**BRIEF:** Restate the whole listing exactly.

**DATA LINES:**
***
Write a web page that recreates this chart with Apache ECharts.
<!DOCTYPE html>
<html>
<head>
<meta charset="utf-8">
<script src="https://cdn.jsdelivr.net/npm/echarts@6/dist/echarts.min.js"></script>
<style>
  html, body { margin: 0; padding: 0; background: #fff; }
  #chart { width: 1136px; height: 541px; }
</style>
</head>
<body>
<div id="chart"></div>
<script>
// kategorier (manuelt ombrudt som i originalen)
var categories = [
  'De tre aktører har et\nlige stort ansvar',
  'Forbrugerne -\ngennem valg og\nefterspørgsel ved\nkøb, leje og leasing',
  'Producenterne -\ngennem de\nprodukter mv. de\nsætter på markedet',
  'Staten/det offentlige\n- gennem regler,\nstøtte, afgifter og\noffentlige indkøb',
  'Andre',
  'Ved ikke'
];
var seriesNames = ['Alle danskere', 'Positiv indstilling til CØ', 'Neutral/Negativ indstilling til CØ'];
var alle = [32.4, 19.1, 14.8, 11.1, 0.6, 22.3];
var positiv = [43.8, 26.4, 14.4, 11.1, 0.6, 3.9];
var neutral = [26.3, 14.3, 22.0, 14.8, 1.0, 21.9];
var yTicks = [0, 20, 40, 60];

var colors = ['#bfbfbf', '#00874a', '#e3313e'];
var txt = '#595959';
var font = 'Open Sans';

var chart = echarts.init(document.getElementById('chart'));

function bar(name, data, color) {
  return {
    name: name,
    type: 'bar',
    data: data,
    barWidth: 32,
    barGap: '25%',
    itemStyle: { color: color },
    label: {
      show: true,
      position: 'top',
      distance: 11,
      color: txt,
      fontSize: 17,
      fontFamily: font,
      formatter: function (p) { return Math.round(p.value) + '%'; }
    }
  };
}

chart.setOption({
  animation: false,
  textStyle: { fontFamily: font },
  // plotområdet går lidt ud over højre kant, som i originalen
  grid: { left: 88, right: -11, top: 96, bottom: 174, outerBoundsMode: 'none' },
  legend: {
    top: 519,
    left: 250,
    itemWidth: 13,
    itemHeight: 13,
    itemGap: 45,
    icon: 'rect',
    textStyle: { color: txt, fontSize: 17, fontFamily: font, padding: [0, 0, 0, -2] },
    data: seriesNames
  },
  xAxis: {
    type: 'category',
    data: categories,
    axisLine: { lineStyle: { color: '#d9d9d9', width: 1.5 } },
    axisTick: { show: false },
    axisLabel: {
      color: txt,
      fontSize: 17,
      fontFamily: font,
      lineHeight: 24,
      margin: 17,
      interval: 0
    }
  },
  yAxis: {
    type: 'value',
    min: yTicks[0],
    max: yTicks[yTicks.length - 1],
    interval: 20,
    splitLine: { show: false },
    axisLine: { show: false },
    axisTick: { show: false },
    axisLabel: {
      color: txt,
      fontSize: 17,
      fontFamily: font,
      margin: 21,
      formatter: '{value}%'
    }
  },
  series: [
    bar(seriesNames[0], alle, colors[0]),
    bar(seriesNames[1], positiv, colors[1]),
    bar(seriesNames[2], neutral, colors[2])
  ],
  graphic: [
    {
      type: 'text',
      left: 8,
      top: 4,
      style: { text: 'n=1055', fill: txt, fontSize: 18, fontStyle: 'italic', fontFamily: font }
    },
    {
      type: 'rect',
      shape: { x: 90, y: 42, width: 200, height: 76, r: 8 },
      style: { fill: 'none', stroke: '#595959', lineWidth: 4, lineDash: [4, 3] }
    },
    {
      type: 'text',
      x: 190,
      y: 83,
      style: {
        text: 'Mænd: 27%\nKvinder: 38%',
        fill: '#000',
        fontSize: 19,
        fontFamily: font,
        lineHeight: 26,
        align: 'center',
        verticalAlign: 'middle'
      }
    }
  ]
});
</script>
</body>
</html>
***
**IN RESPONSE:**
Write a web page that recreates this chart with Apache ECharts.
<!DOCTYPE html>
<html>
<head>
<meta charset="utf-8">
<script src="https://cdn.jsdelivr.net/npm/echarts@6/dist/echarts.min.js"></script>
<style>
  html, body { margin: 0; padding: 0; background: #fff; }
  #chart { width: 1136px; height: 541px; }
</style>
</head>
<body>
<div id="chart"></div>
<script>
// kategorier (manuelt ombrudt som i originalen)
var categories = [
  'De tre aktører har et\nlige stort ansvar',
  'Forbrugerne -\ngennem valg og\nefterspørgsel ved\nkøb, leje og leasing',
  'Producenterne -\ngennem de\nprodukter mv. de\nsætter på markedet',
  'Staten/det offentlige\n- gennem regler,\nstøtte, afgifter og\noffentlige indkøb',
  'Andre',
  'Ved ikke'
];
var seriesNames = ['Alle danskere', 'Positiv indstilling til CØ', 'Neutral/Negativ indstilling til CØ'];
var alle = [32.4, 19.1, 14.8, 11.1, 0.6, 22.3];
var positiv = [43.8, 26.4, 14.4, 11.1, 0.6, 3.9];
var neutral = [26.3, 14.3, 22.0, 14.8, 1.0, 21.9];
var yTicks = [0, 20, 40, 60];

var colors = ['#bfbfbf', '#00874a', '#e3313e'];
var txt = '#595959';
var font = 'Open Sans';

var chart = echarts.init(document.getElementById('chart'));

function bar(name, data, color) {
  return {
    name: name,
    type: 'bar',
    data: data,
    barWidth: 32,
    barGap: '25%',
    itemStyle: { color: color },
    label: {
      show: true,
      position: 'top',
      distance: 11,
      color: txt,
      fontSize: 17,
      fontFamily: font,
      formatter: function (p) { return Math.round(p.value) + '%'; }
    }
  };
}

chart.setOption({
  animation: false,
  textStyle: { fontFamily: font },
  // plotområdet går lidt ud over højre kant, som i originalen
  grid: { left: 88, right: -11, top: 96, bottom: 174, outerBoundsMode: 'none' },
  legend: {
    top: 519,
    left: 250,
    itemWidth: 13,
    itemHeight: 13,
    itemGap: 45,
    icon: 'rect',
    textStyle: { color: txt, fontSize: 17, fontFamily: font, padding: [0, 0, 0, -2] },
    data: seriesNames
  },
  xAxis: {
    type: 'category',
    data: categories,
    axisLine: { lineStyle: { color: '#d9d9d9', width: 1.5 } },
    axisTick: { show: false },
    axisLabel: {
      color: txt,
      fontSize: 17,
      fontFamily: font,
      lineHeight: 24,
      margin: 17,
      interval: 0
    }
  },
  yAxis: {
    type: 'value',
    min: yTicks[0],
    max: yTicks[yTicks.length - 1],
    interval: 20,
    splitLine: { show: false },
    axisLine: { show: false },
    axisTick: { show: false },
    axisLabel: {
      color: txt,
      fontSize: 17,
      fontFamily: font,
      margin: 21,
      formatter: '{value}%'
    }
  },
  series: [
    bar(seriesNames[0], alle, colors[0]),
    bar(seriesNames[1], positiv, colors[1]),
    bar(seriesNames[2], neutral, colors[2])
  ],
  graphic: [
    {
      type: 'text',
      left: 8,
      top: 4,
      style: { text: 'n=1055', fill: txt, fontSize: 18, fontStyle: 'italic', fontFamily: font }
    },
    {
      type: 'rect',
      shape: { x: 90, y: 42, width: 200, height: 76, r: 8 },
      style: { fill: 'none', stroke: '#595959', lineWidth: 4, lineDash: [4, 3] }
    },
    {
      type: 'text',
      x: 190,
      y: 83,
      style: {
        text: 'Mænd: 27%\nKvinder: 38%',
        fill: '#000',
        fontSize: 19,
        fontFamily: font,
        lineHeight: 26,
        align: 'center',
        verticalAlign: 'middle'
      }
    }
  ]
});
</script>
</body>
</html>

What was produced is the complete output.